EXERCISE DIRECTIONS:
Copy each line that has the string "code" somewhere in it.

RECORDS FOR PROCESSING:
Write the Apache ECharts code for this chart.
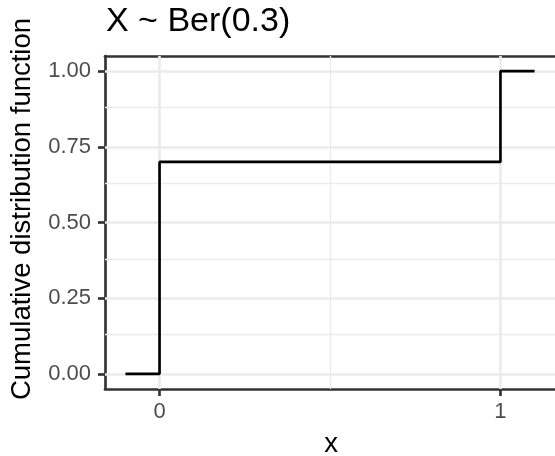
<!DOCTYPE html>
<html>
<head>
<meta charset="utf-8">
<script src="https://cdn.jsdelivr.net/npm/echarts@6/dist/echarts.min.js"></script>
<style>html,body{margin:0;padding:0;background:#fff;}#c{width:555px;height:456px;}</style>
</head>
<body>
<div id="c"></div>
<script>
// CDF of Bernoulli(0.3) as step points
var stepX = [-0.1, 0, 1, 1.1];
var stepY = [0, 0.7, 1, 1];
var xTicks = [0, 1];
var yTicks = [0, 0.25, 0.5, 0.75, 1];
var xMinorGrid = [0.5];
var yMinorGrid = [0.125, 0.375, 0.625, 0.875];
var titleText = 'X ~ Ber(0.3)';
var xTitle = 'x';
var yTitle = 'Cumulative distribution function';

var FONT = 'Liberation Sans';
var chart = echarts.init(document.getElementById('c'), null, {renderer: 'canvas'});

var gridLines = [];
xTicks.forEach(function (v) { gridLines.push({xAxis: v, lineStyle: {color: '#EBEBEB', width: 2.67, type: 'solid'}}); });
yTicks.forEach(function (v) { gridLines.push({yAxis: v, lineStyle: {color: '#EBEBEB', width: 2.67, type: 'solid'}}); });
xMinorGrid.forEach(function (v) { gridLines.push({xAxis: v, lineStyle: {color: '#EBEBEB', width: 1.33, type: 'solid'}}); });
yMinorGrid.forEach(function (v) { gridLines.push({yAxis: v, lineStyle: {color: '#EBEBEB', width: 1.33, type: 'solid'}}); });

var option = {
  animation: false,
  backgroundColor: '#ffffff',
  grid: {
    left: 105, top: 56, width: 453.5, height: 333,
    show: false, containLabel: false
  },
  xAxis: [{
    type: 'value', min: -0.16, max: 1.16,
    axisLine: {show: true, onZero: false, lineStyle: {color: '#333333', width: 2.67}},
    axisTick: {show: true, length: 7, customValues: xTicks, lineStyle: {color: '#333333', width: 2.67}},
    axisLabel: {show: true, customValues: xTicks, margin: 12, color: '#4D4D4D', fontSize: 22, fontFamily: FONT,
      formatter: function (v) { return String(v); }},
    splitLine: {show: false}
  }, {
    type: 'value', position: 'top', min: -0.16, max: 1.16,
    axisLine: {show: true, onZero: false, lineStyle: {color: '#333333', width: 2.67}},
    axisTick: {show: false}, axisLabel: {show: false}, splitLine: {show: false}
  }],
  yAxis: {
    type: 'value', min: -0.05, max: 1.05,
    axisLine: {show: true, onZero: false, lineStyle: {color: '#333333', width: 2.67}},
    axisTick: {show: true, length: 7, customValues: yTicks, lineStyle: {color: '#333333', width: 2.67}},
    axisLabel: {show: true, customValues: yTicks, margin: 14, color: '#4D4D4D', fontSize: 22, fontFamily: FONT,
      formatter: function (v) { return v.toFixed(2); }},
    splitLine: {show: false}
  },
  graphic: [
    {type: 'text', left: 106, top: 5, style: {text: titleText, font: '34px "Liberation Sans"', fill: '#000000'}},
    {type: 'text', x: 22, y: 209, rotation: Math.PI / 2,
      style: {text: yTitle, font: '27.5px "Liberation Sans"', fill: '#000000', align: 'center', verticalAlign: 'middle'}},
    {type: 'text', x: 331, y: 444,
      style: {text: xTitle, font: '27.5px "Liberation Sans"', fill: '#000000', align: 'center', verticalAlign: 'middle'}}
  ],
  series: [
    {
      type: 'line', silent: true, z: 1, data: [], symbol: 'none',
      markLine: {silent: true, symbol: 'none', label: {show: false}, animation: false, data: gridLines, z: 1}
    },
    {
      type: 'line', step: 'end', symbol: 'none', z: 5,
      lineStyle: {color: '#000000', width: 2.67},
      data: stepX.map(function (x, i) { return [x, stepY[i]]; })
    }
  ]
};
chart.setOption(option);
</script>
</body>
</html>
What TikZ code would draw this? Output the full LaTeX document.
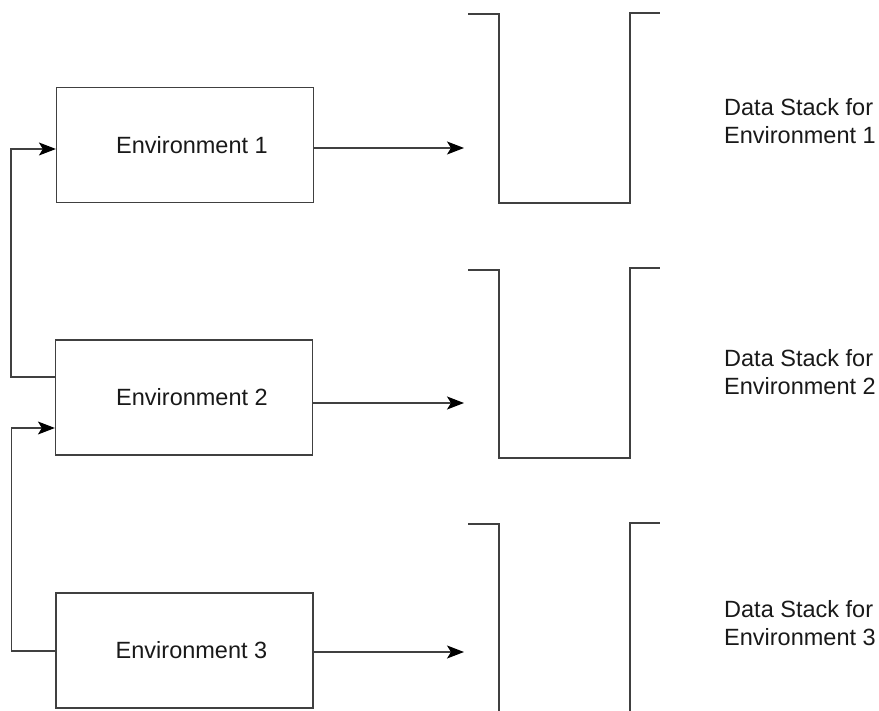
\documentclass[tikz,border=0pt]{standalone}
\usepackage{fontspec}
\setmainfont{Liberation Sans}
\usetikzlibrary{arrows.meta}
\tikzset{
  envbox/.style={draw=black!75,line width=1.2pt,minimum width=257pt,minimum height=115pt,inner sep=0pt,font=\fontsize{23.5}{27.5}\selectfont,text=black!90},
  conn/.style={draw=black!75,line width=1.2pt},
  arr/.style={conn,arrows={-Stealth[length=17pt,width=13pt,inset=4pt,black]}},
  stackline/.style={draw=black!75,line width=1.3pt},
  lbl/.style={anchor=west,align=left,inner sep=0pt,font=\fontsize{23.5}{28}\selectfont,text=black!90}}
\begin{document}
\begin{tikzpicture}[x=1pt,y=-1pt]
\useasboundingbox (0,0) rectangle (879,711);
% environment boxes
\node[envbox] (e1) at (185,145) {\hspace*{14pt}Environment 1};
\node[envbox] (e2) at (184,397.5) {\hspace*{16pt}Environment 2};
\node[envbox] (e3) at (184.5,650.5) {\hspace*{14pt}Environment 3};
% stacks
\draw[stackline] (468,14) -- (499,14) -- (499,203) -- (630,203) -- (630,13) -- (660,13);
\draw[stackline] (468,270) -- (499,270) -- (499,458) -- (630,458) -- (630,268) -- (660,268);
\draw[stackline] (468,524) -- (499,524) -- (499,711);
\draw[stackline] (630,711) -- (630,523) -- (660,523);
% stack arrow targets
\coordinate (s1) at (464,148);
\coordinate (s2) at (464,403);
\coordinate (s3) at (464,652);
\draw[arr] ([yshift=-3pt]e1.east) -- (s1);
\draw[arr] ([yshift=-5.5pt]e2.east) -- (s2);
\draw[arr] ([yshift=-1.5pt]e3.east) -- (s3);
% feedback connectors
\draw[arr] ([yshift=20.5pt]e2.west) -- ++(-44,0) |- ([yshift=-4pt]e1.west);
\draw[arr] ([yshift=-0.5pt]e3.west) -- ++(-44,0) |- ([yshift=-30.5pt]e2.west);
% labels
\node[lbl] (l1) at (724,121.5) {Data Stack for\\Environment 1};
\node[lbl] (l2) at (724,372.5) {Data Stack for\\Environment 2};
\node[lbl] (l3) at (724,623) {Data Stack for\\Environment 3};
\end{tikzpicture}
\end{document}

EXPECTED ANSWER:
Write the Apache ECharts code for this chart.
What TikZ code would draw this? Output the full LaTeX document.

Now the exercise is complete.